Batendo o recorde de público das edições passadas, as salas cheias deram espaço aos escritores para debater de tudo um pouco nesta que foi a 15.ª edição do Correntes d’Escritas. Foi discutido o papel da Cultura em Portugal, a necessidade de se investir na literatura e a importância deste e de eventos do género para alavancar e desenvolver o país que, nas palavras de Maria Teresa Horta, “nestes últimos dois anos tem severas razões de queixa do atual Governo. Do seu tão nosso conhecido desprezo pela cultura”.

Em conversa com o JPN, o autor Valter Hugo Mãe exaltou o bem-estar que o Correntes d’Escritas traz a quem escreve e a quem lê: “É um lugar onde se juntam os autores, os leitores, os editores e os jornalistas criando desde logo um bem-estar que eu acho que beneficia muito a forma como depois todo o ano literário funciona”.

Por entre conversas, debates, partilhas e lançamentos de livros, a mesa cinco de sábado, 22 de fevreiro, foi uma das que mais deu que falar. “Cada livro é a antologia corrente da existência” contou com a presença de Carlos Quiroga, Joana Bértholo, Manuel da Silva Ramos, Manuel Jorge Marmelo, Miguel Sousa Tavares, Ondjaki e Rui Zink e foi moderada pelo tradutor Michael Kegler.

“O exercício da literatura torna possíveis coisas que a realidade não permite”

Em jeito de graça, Carlos Quiroga partilhou um novo e inovador produto que descobriu: o “Local de Informações Variáveis Reutilizáveis e Ordenadas (ou L.I.V.R.O)”. De tão simples funcionamento que até uma criança pode utilizar, sem circuitos elétricos ou necessidade de se ligar à corrente.

Joana Bértholo deixou claro que os livros perpetuam a vida.
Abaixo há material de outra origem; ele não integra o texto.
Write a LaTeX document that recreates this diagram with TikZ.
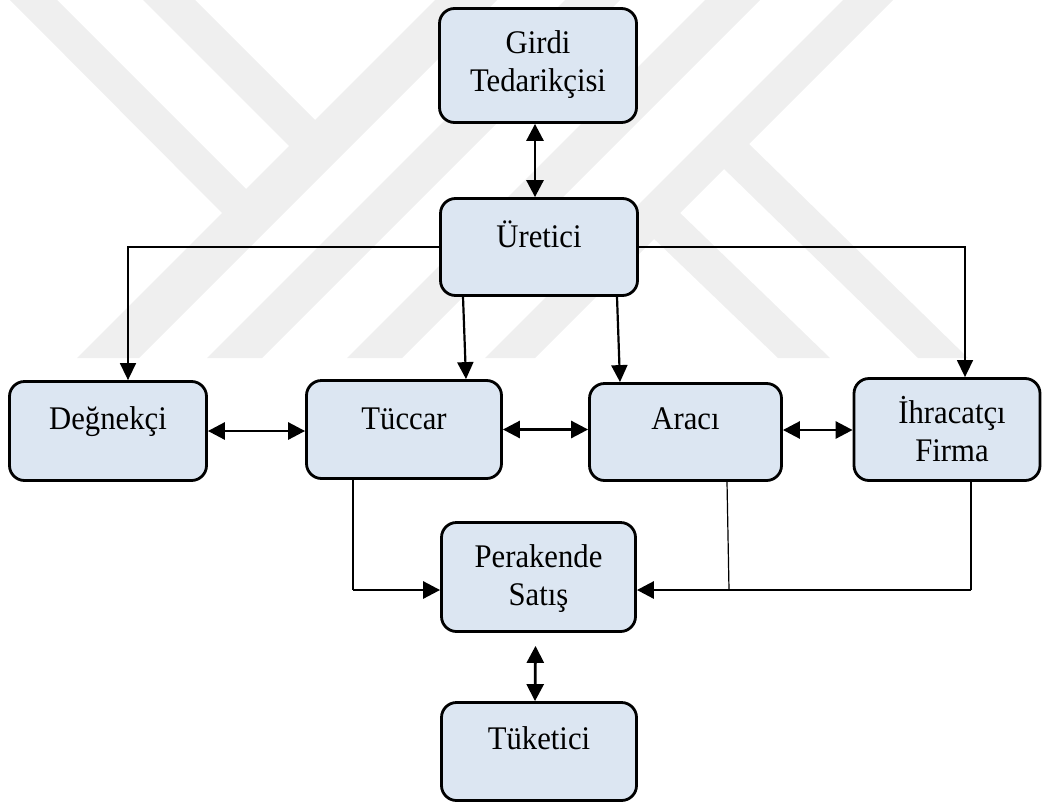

Afinal, “um livro está para a existência como uma flor está para um jardim”. Também para Manuel da Silva Ramos os livros se “interpenetram com a vida” e, através de histórias da sua vida, mostrou como até a vingança pode ser perpetrada num livro.
Para Manuel Jorge Marmelo, “depois de passar pelo filtro da literatura, os acontecimentos já não o são. Passam a ter uma vida independente e a ser verdades às quais a ficção impôs as suas regras”. De qualquer das formas, a escrita permite a transposição para uma realidade paralela “onde o exercício da literatura torna possíveis coisas que a realidade não permite”.

Concordando com o vencedor do “Prémio Literário Casino da Póvoa”, Miguel Sousa Tavares disse que, para si, a história e as personagens são o “coração, sangue e sistema circulatório de um romance”. A função do escritor é meramente a de contador da história, mas as suas palavras não passam de “um instrumento que preenche os silêncios da história e a ligam”.
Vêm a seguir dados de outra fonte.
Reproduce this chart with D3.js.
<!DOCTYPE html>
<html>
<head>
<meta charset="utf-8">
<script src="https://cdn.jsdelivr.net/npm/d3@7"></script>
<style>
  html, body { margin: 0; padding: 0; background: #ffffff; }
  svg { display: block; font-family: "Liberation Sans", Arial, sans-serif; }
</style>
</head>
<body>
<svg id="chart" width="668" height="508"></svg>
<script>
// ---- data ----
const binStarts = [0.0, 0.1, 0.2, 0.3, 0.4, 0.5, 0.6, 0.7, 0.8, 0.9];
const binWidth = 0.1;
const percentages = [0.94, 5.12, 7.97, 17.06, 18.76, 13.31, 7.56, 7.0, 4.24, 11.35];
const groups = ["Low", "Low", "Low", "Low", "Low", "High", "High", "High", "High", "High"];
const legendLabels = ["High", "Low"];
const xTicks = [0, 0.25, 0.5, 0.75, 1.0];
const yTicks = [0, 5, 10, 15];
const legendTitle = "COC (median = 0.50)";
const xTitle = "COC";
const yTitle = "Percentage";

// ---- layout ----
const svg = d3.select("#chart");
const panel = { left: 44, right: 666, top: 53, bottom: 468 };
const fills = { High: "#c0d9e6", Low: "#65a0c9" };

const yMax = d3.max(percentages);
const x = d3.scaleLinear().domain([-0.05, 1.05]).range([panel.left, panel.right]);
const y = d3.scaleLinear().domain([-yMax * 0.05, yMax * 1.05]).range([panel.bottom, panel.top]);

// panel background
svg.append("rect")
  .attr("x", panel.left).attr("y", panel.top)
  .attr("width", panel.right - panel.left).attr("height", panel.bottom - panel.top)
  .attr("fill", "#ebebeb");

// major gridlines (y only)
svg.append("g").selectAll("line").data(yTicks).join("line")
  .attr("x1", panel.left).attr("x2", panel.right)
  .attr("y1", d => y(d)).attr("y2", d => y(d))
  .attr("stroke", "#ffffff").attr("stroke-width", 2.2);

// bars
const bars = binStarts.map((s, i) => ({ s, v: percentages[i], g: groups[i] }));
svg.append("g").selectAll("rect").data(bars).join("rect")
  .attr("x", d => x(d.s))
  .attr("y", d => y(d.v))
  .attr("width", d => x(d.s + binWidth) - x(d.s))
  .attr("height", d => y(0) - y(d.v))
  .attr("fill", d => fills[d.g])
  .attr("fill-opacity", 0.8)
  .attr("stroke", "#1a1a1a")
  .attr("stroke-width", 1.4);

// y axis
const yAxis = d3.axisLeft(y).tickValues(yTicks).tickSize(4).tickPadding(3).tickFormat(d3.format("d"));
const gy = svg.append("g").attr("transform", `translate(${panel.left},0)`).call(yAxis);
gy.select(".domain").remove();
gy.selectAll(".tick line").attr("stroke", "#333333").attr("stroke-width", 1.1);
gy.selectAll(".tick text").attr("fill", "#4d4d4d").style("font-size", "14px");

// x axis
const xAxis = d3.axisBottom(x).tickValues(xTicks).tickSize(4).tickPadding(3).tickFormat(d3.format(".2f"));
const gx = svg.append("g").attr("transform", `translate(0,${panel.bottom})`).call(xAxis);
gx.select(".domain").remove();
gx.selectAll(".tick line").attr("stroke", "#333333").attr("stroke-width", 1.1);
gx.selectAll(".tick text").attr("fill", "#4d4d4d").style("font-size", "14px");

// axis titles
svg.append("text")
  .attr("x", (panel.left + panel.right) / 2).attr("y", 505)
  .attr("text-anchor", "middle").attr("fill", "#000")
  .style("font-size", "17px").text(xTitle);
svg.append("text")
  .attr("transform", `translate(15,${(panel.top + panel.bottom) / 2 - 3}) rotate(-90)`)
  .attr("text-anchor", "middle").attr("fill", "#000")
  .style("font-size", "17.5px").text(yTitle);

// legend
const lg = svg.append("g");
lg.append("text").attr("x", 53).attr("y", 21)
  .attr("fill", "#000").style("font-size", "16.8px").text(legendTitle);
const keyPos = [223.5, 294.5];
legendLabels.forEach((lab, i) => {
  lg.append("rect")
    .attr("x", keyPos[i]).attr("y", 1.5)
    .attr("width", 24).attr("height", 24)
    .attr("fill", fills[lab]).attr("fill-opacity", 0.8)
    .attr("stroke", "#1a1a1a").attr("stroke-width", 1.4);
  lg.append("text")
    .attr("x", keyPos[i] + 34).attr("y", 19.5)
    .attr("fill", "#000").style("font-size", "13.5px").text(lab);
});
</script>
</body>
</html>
“Arte poética proponho. E liberdade!”

“Ah, a literatura! A beleza desmedida!”, resume Maria Teresa Horta. “Ah! As palavras no rasto dos versos! Na construção poética, estrofe após estrofe, neste zelo de área e sinfonia, canto e coro, misterioso cuidar de sílabas, de rimas e metáforas”.
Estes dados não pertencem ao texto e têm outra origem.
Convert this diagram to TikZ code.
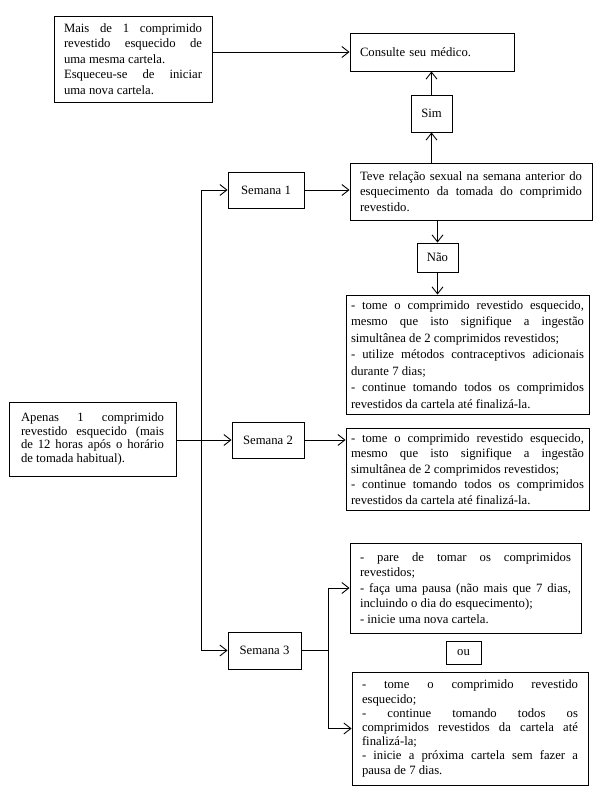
\documentclass[tikz,border=0pt]{standalone}
\usepackage{fontspec}
\setmainfont{Liberation Serif}
\usetikzlibrary{arrows.meta}
\hyphenpenalty=10000
\exhyphenpenalty=10000
\tolerance=10000

\begin{document}
\begin{tikzpicture}[x=1pt, y=-1pt]
  % Styles
  \tikzstyle{box}=[rectangle, draw, line width=0.9pt, inner xsep=10pt, inner ysep=2pt, align=justify, font=\fontsize{12.7}{15.5}\selectfont]
  \tikzstyle{tag}=[rectangle, draw, line width=0.9pt, inner sep=0pt, align=center, font=\fontsize{12.7}{15.5}\selectfont]
  \tikzstyle{arrow}=[-{Straight Barb[length=7pt, width=11pt]}, line width=0.9pt]
  \tikzstyle{link}=[line width=0.9pt]

  \useasboundingbox (0,0) rectangle (599,806);

  % More than one tablet forgotten
  \node[box, text width=138pt, minimum height=86pt] (mais) at (133,59) {Mais de 1 comprimido revestido esquecido de uma mesma cartela.\\ Esqueceu-se de iniciar\linebreak uma nova cartela.};
  \node[box, text width=144pt, minimum height=38pt, align=left] (consulte) at (432,52) {Consulte seu médico.};
  \node[tag, minimum width=41pt, minimum height=37pt] (sim) at (431.5,113.5) {Sim};
  \node[box, text width=222pt, minimum height=57pt] (teve) at (471,191.5) {Teve relação sexual na semana anterior do esquecimento da tomada do comprimido revestido.};

  % Week 1
  \node[tag, minimum width=76pt, minimum height=36pt] (sem1) at (266,190) {Semana 1};
  \node[tag, minimum width=41pt, minimum height=29pt] (nao) at (437.5,257.5) {Não};
  \node[box, inner xsep=5pt, text width=233pt, minimum height=119pt, font=\fontsize{12.7}{16.5}\selectfont] (pass1) at (467.5,354.5) {- tome o comprimido revestido esquecido, mesmo que isto signifique a ingestão simultânea de 2 comprimidos revestidos;\\ - utilize métodos contraceptivos adicionais durante 7 dias;\\ - continue tomando todos os comprimidos revestidos da cartela até finalizá-la.};

  % One tablet forgotten
  \node[box, inner xsep=12pt, text width=143pt, minimum height=74pt, font=\fontsize{12.7}{13.8}\selectfont] (apenas) at (92.5,439) {Apenas 1 comprimido revestido esquecido (mais de 12 horas após o horário de tomada habitual).};

  % Week 2
  \node[tag, minimum width=72pt, minimum height=36pt] (sem2) at (268,440) {Semana 2};
  \node[box, inner xsep=5pt, text width=233pt, minimum height=82pt] (pass2) at (467.5,469) {- tome o comprimido revestido esquecido, mesmo que isto signifique a ingestão simultânea de 2 comprimidos revestidos;\\ - continue tomando todos os comprimidos revestidos da cartela até finalizá-la.};

  % Week 3
  \node[tag, minimum width=73pt, minimum height=37pt] (sem3) at (264.5,650.5) {Semana 3};
  \node[box, text width=211pt, minimum height=90pt] (opt1) at (465.5,588) {- pare de tomar os comprimidos revestidos;\\ - faça uma pausa (não mais que 7 dias, incluindo o dia do esquecimento);\\ - inicie uma nova cartela.};
  \node[tag, minimum width=35pt, minimum height=23pt] (ou) at (463.5,652.5) {ou};
  \node[box, text width=216pt, minimum height=113pt, font=\fontsize{12.7}{14.2}\selectfont] (opt2) at (470,728.5) {- tome o comprimido revestido\linebreak esquecido;\\ - continue tomando todos os\linebreak comprimidos revestidos da cartela até finalizá-la;\\ - inicie a próxima cartela sem fazer a\linebreak pausa de 7 dias.};

  % Connectors
  \draw[arrow] (mais.east |- consulte.west) -- (consulte.west);
  \draw[arrow] (sim.north) -- (sim.north |- consulte.south);
  \draw[arrow] (teve.north -| sim) -- (sim.south);
  \draw[arrow] (sem1.east) -- (sem1.east -| teve.west);
  \draw[arrow] (teve.south -| nao) -- (nao.north);
  \draw[arrow] (nao.south) -- (nao.south |- pass1.north);

  \coordinate (split) at (201,440);
  \draw[arrow] (apenas.east |- sem2.west) -- (sem2.west);
  \draw[arrow] (split) |- (sem1.west);
  \draw[arrow] (split) |- (sem3.west);
  \draw[arrow] (sem2.east) -- (sem2.east -| pass2.west);

  \coordinate (fork) at (328,650.5);
  \draw[link] (sem3.east) -- (fork);
  \draw[arrow] (fork) |- (opt1.west);
  \draw[arrow] (fork) |- (opt2.west);
\end{tikzpicture}
\end{document}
Num encontro em que a literatura, e em particular a poesia, foram apontados como fonte essencial de uma democracia, Maria Teresa Horta remata: “Há muito que mudar a linguagem, seduzir a exultação derrubando aquilo que é tido como solitário trabalho e estigma literário, com a farpa, com o aço de um punhal a beber no coração desatino, o vício da criação no seu perdimento armadilhado. Arte poética proponho. E liberdade!”.

Os dias 20, 21 e 22 de Fevereiro foram marcados pelas palavras que tudo disseram de quem tem muito para dizer. Num mundo em que um livro é muitas vezes substituído pela televisão ou pelo computador, a Póvoa de Varzim veio contrariar a corrente e o Correntes d’Escritas mostrou a força que a literatura tem.